Search code examples
solrtesseractapache-tikasolr9

Using Tesseract OCR with Solr 9.1


I had a set up running where I could extract in Solr (8.11.2 with tika 1.27) and get OCR from Tesseract (5.2.0).

To do this i had updated TesseractOCRConfig.properties inside tika-parsers-1.27.jar with

tesseractPath=C:/Tesseract-OCR
tessdataPath=C:/Tesseract-OCR/tessdata/
language=dan

I am now trying to replicate the setup with solr 9.1 (Tika 1.28.4) and same Tesseract installation, the files are getting extracted, but I am not getting any OCR.

In 9.1.0 i am getting the following when extracting a jpg file:

  "x_parsed_by":["org.apache.tika.parser.DefaultParser",
                 "org.apache.tika.parser.jpeg.JpegParser"],

In a setup with 8.11.2 i am getting the following when extracting the same jpg:

    "x_parsed_by":["org.apache.tika.parser.DefaultParser",
                   "org.apache.tika.parser.ocr.TesseractOCRParser",
                   "org.apache.tika.parser.jpeg.JpegParser"],

Solution

  • Turn of the security manager that is on by default in 9.x, this can be done by setting the environment variable:

    SOLR_SECURITY_MANAGER_ENABLED=false
    

    The issue is that org.apache.tika.parser.ocr.TesseractOCRParser require execution rights on the folder where tesseract is installed.

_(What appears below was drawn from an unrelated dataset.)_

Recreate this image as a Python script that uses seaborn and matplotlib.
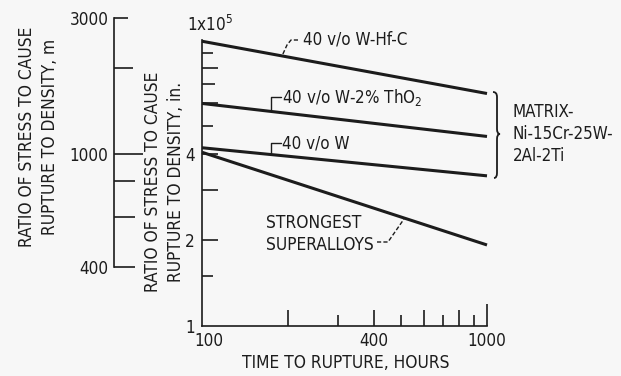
import numpy as np
import pandas as pd
import seaborn as sns
import matplotlib
matplotlib.use("Agg")
import matplotlib.pyplot as plt
import matplotlib.transforms as mtransforms
from matplotlib import font_manager as fm
from matplotlib.font_manager import FontProperties
from matplotlib.textpath import TextToPath
from matplotlib.path import Path
from matplotlib.patches import PathPatch

# ---------------- data ----------------
hours = [100, 1000]
w_hf_c = [99000, 65000]
w_tho2 = [60000, 46000]
w_only = [42000, 33500]
superalloys = [40500, 19200]
series_names = ["40 v/o W-Hf-C", "40 v/o W-2% ThO2", "40 v/o W", "STRONGEST SUPERALLOYS"]

x_ticks = [100, 200, 300, 400, 500, 600, 700, 800, 900, 1000]
x_tick_labels = ["100", "", "", "400", "", "", "", "", "", "1000"]
y_ticks = [10000, 15000, 20000, 30000, 40000, 50000, 60000, 70000, 80000, 90000, 100000]
y_tick_labels = ["1", "", "2", "", "4", "", "", "", "", "", ""]
m_ticks = [400, 600, 800, 1000, 2000, 3000]
m_tick_labels = ["400", "", "", "1000", "", "3000"]

# ---------------- font choice (prefer a condensed sans if one exists) ----------------
FAMILY, STRETCH = "Liberation Sans", "normal"
_cond = [f for f in fm.fontManager.ttflist
         if f.style == "normal" and f.weight in (400, "normal", "regular")
         and (any(k in f.name for k in ("Narrow", "Condensed"))
              or f.stretch in ("condensed", "semi-condensed", 75, 87.5))]
if _cond:
    FAMILY = _cond[0].name
    STRETCH = _cond[0].stretch if isinstance(_cond[0].stretch, str) else "normal"

_ttp = TextToPath()
def fit_size(s, target_px, scale=1.0, hi=14):
    fp = FontProperties(family=[FAMILY, "DejaVu Sans"], stretch=STRETCH, size=10)
    w, _, _ = _ttp.get_text_width_height_descent(s, fp, ismath=False)
    px_per_pt = w * (100 / 72) / 10
    return float(np.clip(target_px / px_per_pt * scale, 9.5, hi))

INK = "#1c1c1c"
BG = "#f7f7f7"
sns.set_theme(style="white")
plt.rcParams["font.family"] = [FAMILY, "DejaVu Sans"]
plt.rcParams["font.stretch"] = STRETCH
plt.rcParams["mathtext.fontset"] = "custom"
plt.rcParams["mathtext.rm"] = FAMILY
plt.rcParams["mathtext.default"] = "regular"
plt.rcParams["text.color"] = INK
plt.rcParams["axes.labelcolor"] = INK

FS_CAP = fit_size("TIME TO RUPTURE, HOURS", 199, 1.04)
FS_TXT = fit_size("40 v/o W-Hf-C", 104)
FS_TICK = fit_size("1000", 34, 1.15, hi=13)

W, H = 621, 376
fig = plt.figure(figsize=(W / 100, H / 100), dpi=100, facecolor=BG)
pix = mtransforms.Affine2D().scale(1 / W, -1 / H).translate(0, 1) + fig.transFigure

# main axes: x 202..487, y 40..326 (pixels)
ax = fig.add_axes([202 / W, (H - 326) / H, (487 - 202) / W, (326 - 40) / H])
ax.set_facecolor("none")

df = pd.DataFrame({
    "hours": hours * 4,
    "ratio": w_hf_c + w_tho2 + w_only + superalloys,
    "series": [s for s in series_names for _ in hours],
})
sns.lineplot(data=df, x="hours", y="ratio", hue="series", palette=[INK] * 4,
             linewidth=2.2, legend=False, ax=ax)
for ln in ax.lines:
    ln.set_clip_on(False)
    ln.set_solid_capstyle("butt")

ax.set_xscale("log")
ax.set_yscale("log")
ax.set_xlim(100, 1000)
ax.set_ylim(10000, 100000)
ax.xaxis.set_minor_locator(matplotlib.ticker.NullLocator())
ax.yaxis.set_minor_locator(matplotlib.ticker.NullLocator())
ax.set_xticks(x_ticks)
ax.set_xticklabels(x_tick_labels)
ax.set_yticks(y_ticks)
ax.set_yticklabels(y_tick_labels)
ax.set_xlabel("")
ax.set_ylabel("")
for s in ["top", "right"]:
    ax.spines[s].set_visible(False)
for s in ["left", "bottom"]:
    ax.spines[s].set_color(INK)
    ax.spines[s].set_linewidth(1.2)
ax.tick_params(axis="both", which="major", direction="in", width=1.2, color=INK,
               labelsize=FS_TICK, labelcolor=INK, left=True, bottom=True,
               top=False, right=False)
ax.tick_params(axis="x", pad=4)
ax.tick_params(axis="y", pad=5)

x_len_px = [0, 16, 11, 16, 11, 16, 11, 16, 11, 22]
for t, L in zip(ax.xaxis.get_major_ticks(), x_len_px):
    t.tick1line.set_markersize(L * 0.72)
y_len_px = [0, 11, 16, 16, 16, 11, 16, 13, 16, 11, 0]
for t, L in zip(ax.yaxis.get_major_ticks(), y_len_px):
    t.tick1line.set_markersize(L * 0.72)
# nudge the "100" label a little right, as in the reference
lbl100 = ax.xaxis.get_major_ticks()[0].label1
lbl100.set_transform(lbl100.get_transform() +
                     mtransforms.ScaledTranslation(7 / 100, 0, fig.dpi_scale_trans))

# secondary (metric) axis: x 114, y 18 (3000) .. 267 (400)
ax2 = fig.add_axes([114 / W, (H - 267) / H, 30 / W, (267 - 18) / H])
ax2.set_facecolor("none")
ax2.set_yscale("log")
ax2.set_ylim(400, 3000)
ax2.yaxis.set_minor_locator(matplotlib.ticker.NullLocator())
ax2.set_yticks(m_ticks)
ax2.set_yticklabels(m_tick_labels)
ax2.set_xticks([])
for s in ["top", "right", "bottom"]:
    ax2.spines[s].set_visible(False)
ax2.spines["left"].set_color(INK)
ax2.spines["left"].set_linewidth(1.2)
ax2.tick_params(axis="y", direction="in", width=1.2, color=INK, left=True, right=False,
                labelsize=FS_TICK, labelcolor=INK, pad=4)
m_len_px = [21, 21, 21, 29, 19, 14]
for t, L in zip(ax2.yaxis.get_major_ticks(), m_len_px):
    t.tick1line.set_markersize(L * 0.72)

# ---------------- texts ----------------
fig.text(187, 31, "1x10$^5$", transform=pix, ha="left", va="baseline", fontsize=FS_TICK)
fig.text(346, 363, "TIME TO RUPTURE, HOURS", transform=pix, ha="center", va="center",
         fontsize=FS_CAP)
fig.text(164.5, 182, "RATIO OF STRESS TO CAUSE\nRUPTURE TO DENSITY, in.", transform=pix,
         ha="center", va="center", rotation=90, fontsize=FS_CAP, multialignment="center",
         linespacing=1.3)
fig.text(38.5, 137, "RATIO OF STRESS TO CAUSE\nRUPTURE TO DENSITY, m", transform=pix,
         ha="center", va="center", rotation=90, fontsize=FS_CAP, multialignment="center",
         linespacing=1.3)

fig.text(303, 45, "40 v/o W-Hf-C", transform=pix, ha="left", va="baseline", fontsize=FS_TXT)
fig.text(282, 103, "40 v/o W-2% ThO$_2$", transform=pix, ha="left", va="baseline",
         fontsize=FS_TXT)
fig.text(282, 148, "40 v/o W", transform=pix, ha="left", va="baseline", fontsize=FS_TXT)
fig.text(266, 228, "STRONGEST", transform=pix, ha="left", va="baseline", fontsize=FS_CAP)
fig.text(266, 250, "SUPERALLOYS", transform=pix, ha="left", va="baseline", fontsize=FS_CAP)
fig.text(513, 134, "MATRIX-\nNi-15Cr-25W-\n2Al-2Ti", transform=pix, ha="left",
         va="center", fontsize=FS_TXT, linespacing=1.3)

# leader lines
def leader(xs, ys, dashed):
    ls = (0, (3, 1.6)) if dashed else "-"
    fig.add_artist(plt.Line2D(xs, ys, transform=pix, color=INK, lw=1.0, linestyle=ls))

leader([298, 291, 287, 282], [40, 40, 45, 56], True)
leader([281, 271, 271], [97, 97, 110], False)
leader([281, 271, 271], [143, 143, 153], False)
leader([377, 388, 404], [242, 242, 219], True)

# brace
verts = [(493, 92), (497, 92), (497, 97), (497, 129), (497, 134), (500, 134),
         (497, 134), (497, 139), (497, 173), (497, 178), (494, 178)]
codes = [Path.MOVETO, Path.CURVE3, Path.CURVE3, Path.LINETO, Path.CURVE3, Path.CURVE3,
         Path.CURVE3, Path.CURVE3, Path.LINETO, Path.CURVE3, Path.CURVE3]
fig.add_artist(PathPatch(Path(verts, codes), transform=pix, facecolor="none",
                         edgecolor=INK, lw=1.3))

fig.savefig("out.png", dpi=100, facecolor=BG)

    When determening if TesseractOCRParser should be loaded it checks if it can locate and call Tesseract based on the configuaration, the check method used to see if it can execute an external parser catches SecurityException among other exceptions and just returns false without any logging, so there is no sign that something is configured wrong even if you turn up logging.